Code that draws figures:
■ ■ ■ ■

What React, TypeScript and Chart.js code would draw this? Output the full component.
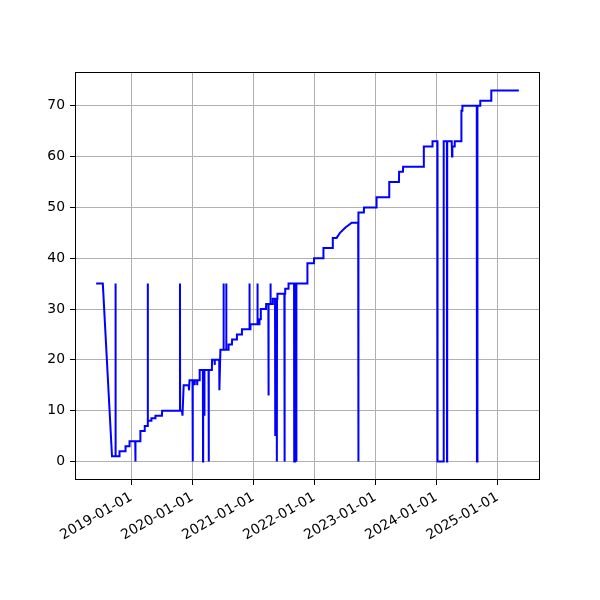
import React, { useEffect, useRef } from "react";
import { Chart, registerables } from "chart.js";

Chart.register(...registerables);

const dates: string[] = [
  "2018-06-04", "2018-07-14", "2018-09-07", "2018-09-27", "2018-09-28", "2018-09-29",
  "2018-10-21", "2018-10-22", "2018-11-26", "2018-11-27", "2018-12-20", "2018-12-21",
  "2019-01-24", "2019-01-25", "2019-01-26", "2019-02-23", "2019-02-24", "2019-03-21",
  "2019-03-22", "2019-04-08", "2019-04-09", "2019-04-10", "2019-04-30", "2019-05-01",
  "2019-05-24", "2019-05-25", "2019-07-03", "2019-07-04", "2019-10-18", "2019-10-19",
  "2019-10-20", "2019-10-31", "2019-11-03", "2019-11-10", "2019-12-10", "2019-12-12",
  "2019-12-15", "2020-01-02", "2020-01-03", "2020-01-04", "2020-01-14", "2020-01-15",
  "2020-01-16", "2020-01-29", "2020-01-30", "2020-01-31", "2020-02-13", "2020-02-14",
  "2020-03-04", "2020-03-05", "2020-03-06", "2020-03-12", "2020-03-13", "2020-03-14",
  "2020-04-07", "2020-04-08", "2020-04-09", "2020-04-27", "2020-04-28", "2020-05-13",
  "2020-05-14", "2020-05-15", "2020-06-10", "2020-06-11", "2020-06-17", "2020-07-05",
  "2020-07-06", "2020-07-07", "2020-07-21", "2020-07-22", "2020-07-23", "2020-08-04",
  "2020-08-05", "2020-08-25", "2020-08-26", "2020-09-23", "2020-09-24", "2020-10-23",
  "2020-10-24", "2020-12-07", "2020-12-08", "2020-12-09", "2020-12-13", "2020-12-14",
  "2021-01-24", "2021-01-25", "2021-01-26", "2021-02-05", "2021-02-06", "2021-02-13",
  "2021-02-14", "2021-03-17", "2021-03-18", "2021-03-31", "2021-04-01", "2021-04-02",
  "2021-04-12", "2021-04-13", "2021-04-14", "2021-04-26", "2021-04-27", "2021-05-10",
  "2021-05-11", "2021-05-12", "2021-05-20", "2021-05-21", "2021-05-22", "2021-05-24",
  "2021-05-25", "2021-07-05", "2021-07-06", "2021-07-07", "2021-07-09", "2021-07-10",
  "2021-07-29", "2021-07-30", "2021-09-01", "2021-09-02", "2021-09-07", "2021-09-08",
  "2021-09-13", "2021-09-14", "2021-09-16", "2021-11-19", "2021-11-20", "2021-12-29",
  "2021-12-30", "2022-02-23", "2022-02-24", "2022-04-20", "2022-04-21", "2022-05-14",
  "2022-06-03", "2022-07-04", "2022-08-12", "2022-09-20", "2022-09-21", "2022-09-22",
  "2022-10-24", "2022-10-25", "2023-01-07", "2023-01-08", "2023-03-24", "2023-03-25",
  "2023-05-22", "2023-05-23", "2023-06-15", "2023-06-16", "2023-10-17", "2023-10-18",
  "2023-12-08", "2023-12-09", "2024-01-07", "2024-01-08", "2024-02-13", "2024-02-14",
  "2024-03-04", "2024-03-05", "2024-03-06", "2024-04-02", "2024-04-04", "2024-04-06",
  "2024-04-18", "2024-04-20", "2024-05-28", "2024-05-30", "2024-06-03", "2024-06-05",
  "2024-08-30", "2024-08-31", "2024-09-02", "2024-09-03", "2024-09-19", "2024-09-20",
  "2024-11-24", "2024-11-25", "2025-05-09",
];

const values: number[] = [
  35, 35, 1, 1, 35, 1,
  1, 2, 2, 3, 3, 4,
  4, 0, 4, 4, 6, 6,
  7, 7, 35, 8, 8, 8.5,
  8.5, 9, 9, 10, 10, 35,
  10, 10, 9, 15, 15, 14,
  16, 16, 0, 16, 16, 15,
  16, 16, 15, 16, 16, 18,
  18, 0, 18, 18, 9, 18,
  18, 0, 18, 18, 20, 20,
  19, 20, 20, 14, 22, 22,
  35, 22, 22, 35, 22, 22,
  23, 23, 24, 24, 25, 25,
  26, 26, 35, 26, 26, 27,
  27, 35, 27, 27, 28, 28,
  30, 30, 31, 31, 13, 31,
  31, 35, 31, 31, 32, 32,
  5, 32, 32, 0, 32, 32,
  33, 33, 0, 33, 33, 34,
  34, 35, 35, 0, 0, 35,
  35, 0, 35, 35, 39, 39,
  40, 40, 42, 42, 44, 44,
  45, 46, 47, 47, 0, 49,
  49, 50, 50, 52, 52, 55,
  55, 57, 57, 58, 58, 62,
  62, 63, 63, 0, 0, 63,
  63, 0, 63, 63, 60, 62,
  62, 63, 63, 69, 69, 70,
  70, 0, 0, 70, 70, 71,
  71, 73, 73,
];

const xTickYears: number[] = [2019, 2020, 2021, 2022, 2023, 2024, 2025];
const yTickValues: number[] = [0, 10, 20, 30, 40, 50, 60, 70];

const FONT = { family: "'DejaVu Sans', sans-serif", size: 13.9 };

function fmtDate(ms: number): string {
  const d = new Date(ms);
  const y = d.getUTCFullYear();
  const m = String(d.getUTCMonth() + 1).padStart(2, "0");
  const day = String(d.getUTCDate()).padStart(2, "0");
  return `${y}-${m}-${day}`;
}

export default function App() {
  const ref = useRef<HTMLCanvasElement | null>(null);

  useEffect(() => {
    if (!ref.current) return;
    const pts = dates.map((d, i) => ({ x: Date.parse(d), y: values[i] }));
    const xs = pts.map((p) => p.x);
    const ys = pts.map((p) => p.y);
    const xMin = Math.min(...xs);
    const xMax = Math.max(...xs);
    const yMin = Math.min(...ys);
    const yMax = Math.max(...ys);
    const xPad = (xMax - xMin) * 0.05;
    const yPad = (yMax - yMin) * 0.05;

    const spines = {
      id: "spines",
      afterDatasetsDraw(chart: any) {
        const { ctx, chartArea } = chart;
        ctx.save();
        ctx.strokeStyle = "#000";
        ctx.lineWidth = 1;
        const l = Math.round(chartArea.left) + 0.5;
        const t = Math.round(chartArea.top) + 0.5;
        const r = Math.round(chartArea.right) - 0.5;
        const b = Math.round(chartArea.bottom) - 0.5;
        ctx.strokeRect(l, t, r - l, b - t);
        ctx.restore();
      },
    };

    const chart = new Chart(ref.current, {
      type: "line",
      data: {
        datasets: [
          {
            data: pts,
            borderColor: "#0000ff",
            backgroundColor: "#0000ff",
            borderWidth: 2,
            pointRadius: 0,
            tension: 0,
            fill: false,
          },
        ],
      },
      options: {
        animation: false,
        responsive: false,
        devicePixelRatio: 1,
        parsing: false,
        layout: { padding: { left: 0, top: 72, right: 60, bottom: 0 } },
        plugins: { legend: { display: false }, tooltip: { enabled: false } },
        scales: {
          x: {
            type: "linear",
            min: xMin - xPad,
            max: xMax + xPad,
            afterBuildTicks: (scale: any) => {
              scale.ticks = xTickYears.map((y) => ({ value: Date.UTC(y, 0, 1) }));
            },
            afterFit: (scale: any) => {
              scale.height = 120;
              scale.paddingLeft = 0;
              scale.paddingRight = 0;
            },
            ticks: {
              autoSkip: false,
              minRotation: 30,
              maxRotation: 30,
              color: "#000",
              font: FONT,
              padding: 4,
              callback: (v: any) => fmtDate(Number(v)),
            },
            grid: {
              color: "#b0b0b0",
              lineWidth: 1,
              tickColor: "#000",
              tickLength: 5,
              drawTicks: true,
            },
            border: { display: false },
          },
          y: {
            type: "linear",
            min: yMin - yPad,
            max: yMax + yPad,
            afterBuildTicks: (scale: any) => {
              scale.ticks = yTickValues.map((v) => ({ value: v }));
            },
            afterFit: (scale: any) => {
              scale.width = 75;
              scale.paddingTop = 0;
              scale.paddingBottom = 0;
            },
            ticks: {
              color: "#000",
              font: FONT,
              padding: 5,
              callback: (v: any) => String(v),
            },
            grid: {
              color: "#b0b0b0",
              lineWidth: 1,
              tickColor: "#000",
              tickLength: 5,
              drawTicks: true,
            },
            border: { display: false },
          },
        },
      },
      plugins: [spines],
    } as any);

    return () => chart.destroy();
  }, []);

  return (
    <div style={{ position: "absolute", left: 0, top: 0, width: 600, height: 600, background: "#fff" }}>
      <canvas ref={ref} width={600} height={600} style={{ width: 600, height: 600 }} />
    </div>
  );
}
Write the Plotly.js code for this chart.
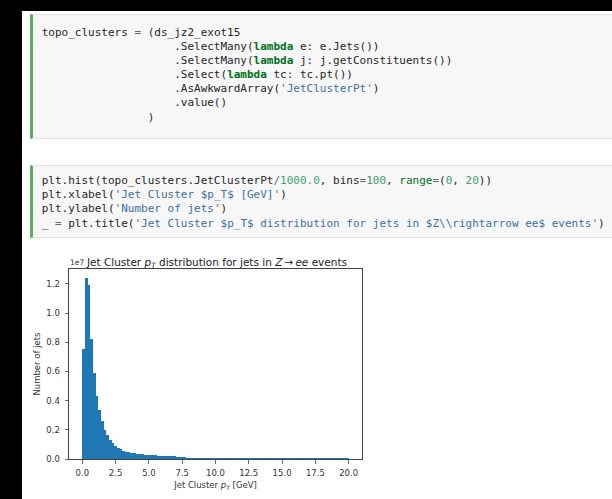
<!DOCTYPE html>
<html>
<head>
<meta charset="utf-8">
<script src="https://cdn.plot.ly/plotly-3.0.1.min.js"></script>
<style>
html,body{margin:0;padding:0;background:#000;width:612px;height:499px;overflow:hidden;position:relative;}
#page{position:absolute;left:22px;top:11px;width:590px;height:488px;background:#fff;}
.cell{position:absolute;left:30px;width:600px;background:#f7f7f7;border:1px solid #e0e0e0;border-left:3px solid #5cad5e;box-sizing:border-box;}
.code{position:absolute;left:41.7px;font-family:'DejaVu Sans Mono',monospace;font-size:11px;line-height:14.2px;color:#262626;white-space:normal;}
.ln{height:14.2px;white-space:pre;}
.t{color:#262626;}
.k{color:#007020;font-weight:bold;}
.b{color:#007020;}
.s{color:#4070a0;}
.n{color:#40a070;}
.o{color:#666;}
#chart{position:absolute;left:0;top:240px;width:380px;height:259px;}
</style>
</head>
<body>
<div id="page"></div>
<div class="cell" style="top:14px;height:125px;"></div>
<div class="code" style="top:25.5px;"><div class="ln"><span class="t">topo_clusters </span><span class="o">=</span><span class="t"> (ds_jz2_exot15</span></div><div class="ln"><span class="t">                    .SelectMany(</span><span class="k">lambda</span><span class="t"> e: e.Jets())</span></div><div class="ln"><span class="t">                    .SelectMany(</span><span class="k">lambda</span><span class="t"> j: j.getConstituents())</span></div><div class="ln"><span class="t">                    .Select(</span><span class="k">lambda</span><span class="t"> tc: tc.pt())</span></div><div class="ln"><span class="t">                    .AsAwkwardArray(</span><span class="s">'JetClusterPt'</span><span class="t">)</span></div><div class="ln"><span class="t">                    .value()</span></div><div class="ln"><span class="t">                )</span></div></div>
<div class="cell" style="top:165px;height:73px;"></div>
<div class="code" style="top:174px;"><div class="ln"><span class="t">plt.hist(topo_clusters.JetClusterPt</span><span class="o">/</span><span class="n">1000.0</span><span class="t">, bins</span><span class="o">=</span><span class="n">100</span><span class="t">, </span><span class="b">range</span><span class="o">=</span><span class="t">(</span><span class="n">0</span><span class="t">, </span><span class="n">20</span><span class="t">))</span></div><div class="ln"><span class="t">plt.xlabel(</span><span class="s">'Jet Cluster $p_T$ [GeV]'</span><span class="t">)</span></div><div class="ln"><span class="t">plt.ylabel(</span><span class="s">'Number of jets'</span><span class="t">)</span></div><div class="ln"><span class="t">_ </span><span class="o">=</span><span class="t"> plt.title(</span><span class="s">'Jet Cluster $p_T$ distribution for jets in $Z\\rightarrow ee$ events'</span><span class="t">)</span></div></div>
<div id="chart"></div>
<script>
// Histogram: 100 bins over (0, 20) GeV
const binStart = 0;
const binWidth = 0.2;
const counts = [
  7.55e6, 1.240e7, 1.195e7, 8.20e6, 5.88e6, 4.35e6, 3.33e6, 2.60e6, 2.00e6, 1.62e6,
  1.30e6, 1.07e6, 9.0e5, 7.7e5, 6.6e5, 5.7e5, 5.0e5, 4.6e5, 4.2e5, 3.9e5,
  3.6e5, 3.4e5, 3.2e5, 3.0e5, 2.9e5, 2.7e5, 2.6e5, 2.5e5, 2.4e5, 2.3e5,
  2.1e5, 2.0e5, 1.9e5, 1.8e5, 1.8e5, 1.7e5, 1.6e5, 1.6e5, 1.05e5, 1.02e5,
  9.9e4, 9.6e4, 9.3e4, 9.0e4, 8.8e4, 8.6e4, 8.4e4, 8.2e4, 8.0e4, 7.8e4,
  5.6e4, 5.5e4, 5.5e4, 5.4e4, 5.3e4, 5.3e4, 5.2e4, 5.1e4, 5.1e4, 5.0e4,
  4.9e4, 4.9e4, 4.8e4, 4.8e4, 4.7e4, 4.7e4, 4.6e4, 4.6e4, 4.5e4, 4.5e4,
  4.4e4, 4.4e4, 4.3e4, 4.3e4, 4.2e4, 4.2e4, 4.1e4, 4.1e4, 4.0e4, 4.0e4,
  4.0e4, 3.9e4, 3.9e4, 3.9e4, 3.8e4, 3.8e4, 3.8e4, 3.7e4, 3.7e4, 3.7e4,
  3.6e4, 3.6e4, 3.6e4, 3.6e4, 3.6e4, 3.5e4, 3.5e4, 3.5e4, 3.5e4, 3.5e4
];
const xTickVals = [0, 2.5, 5, 7.5, 10, 12.5, 15, 17.5, 20];
const xTickText = ['0.0', '2.5', '5.0', '7.5', '10.0', '12.5', '15.0', '17.5', '20.0'];
const yTickVals = [0, 0.2e7, 0.4e7, 0.6e7, 0.8e7, 1.0e7, 1.2e7];
const yTickText = ['0.0', '0.2', '0.4', '0.6', '0.8', '1.0', '1.2'];
const titleText = 'Jet Cluster <i>p</i><sub><i>T</i></sub> distribution for jets in <i>Z</i>\u2009\u2192\u2009<i>ee</i> events';
const xLabel = 'Jet Cluster <i>p</i><sub><i>T</i></sub> [GeV]';
const yLabel = 'Number of jets';
const offsetText = '1e7';

const centers = counts.map((_, i) => binStart + binWidth * (i + 0.5));
const ymax = Math.max(...counts) * 1.05;
const xmin = binStart - 1, xmax = binStart + binWidth * counts.length + 1;

const font = {family: 'DejaVu Sans, sans-serif', size: 8.5, color: '#333'};
const axisCommon = {
  showline: true, mirror: true, linecolor: '#444', linewidth: 1,
  ticks: 'outside', ticklen: 3.5, tickwidth: 0.8, tickcolor: '#444',
  showgrid: false, zeroline: false, tickfont: font, tickmode: 'array'
};

Plotly.newPlot('chart', [{
  type: 'bar', x: centers, y: counts, width: binWidth,
  marker: {color: '#1f77b4', line: {width: 0}},
  hoverinfo: 'skip'
}], {
  width: 380, height: 259,
  margin: {l: 69, r: 18, t: 29, b: 40, pad: 0},
  paper_bgcolor: 'rgba(0,0,0,0)', plot_bgcolor: '#fff',
  bargap: 0, showlegend: false,
  font: font,
  title: {text: titleText, font: {family: 'DejaVu Sans, sans-serif', size: 10.5, color: '#222'},
          x: 0.505, xref: 'paper', xanchor: 'center', y: 1, yref: 'paper', yanchor: 'bottom', pad: {b: 3}},
  xaxis: Object.assign({}, axisCommon, {range: [xmin, xmax], tickvals: xTickVals, ticktext: xTickText,
    ticklabelstandoff: 2, title: {text: xLabel, font: font, standoff: 5}}),
  yaxis: Object.assign({}, axisCommon, {range: [0, ymax], tickvals: yTickVals, ticktext: yTickText,
    ticklabelstandoff: 3, title: {text: yLabel, font: font, standoff: 4}}),
  annotations: [{text: offsetText, xref: 'paper', yref: 'paper', x: 0, y: 1, xanchor: 'left', yanchor: 'bottom',
    showarrow: false, font: {family: 'DejaVu Sans, sans-serif', size: 7.5, color: '#333'}, borderpad: 0, yshift: 1}]
}, {displayModeBar: false, staticPlot: true});
</script>
</body>
</html>
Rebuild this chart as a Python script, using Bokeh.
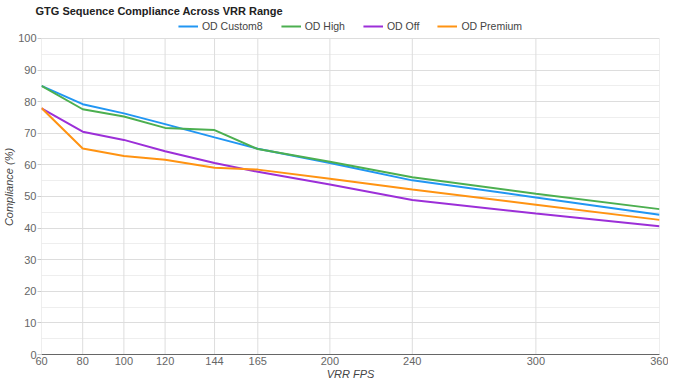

■ ■ ■ ■

▶ Direction:
Everything from the first line of the entries through the line that contains "Chart.register(...registerables);" is to be reproduced exactly, except the pictures.

▶ Complete response:
What React, TypeScript and Chart.js code would draw this? Output the full component.
import React, { useEffect, useRef } from "react";
import { Chart, registerables } from "chart.js";

Chart.register(...registerables);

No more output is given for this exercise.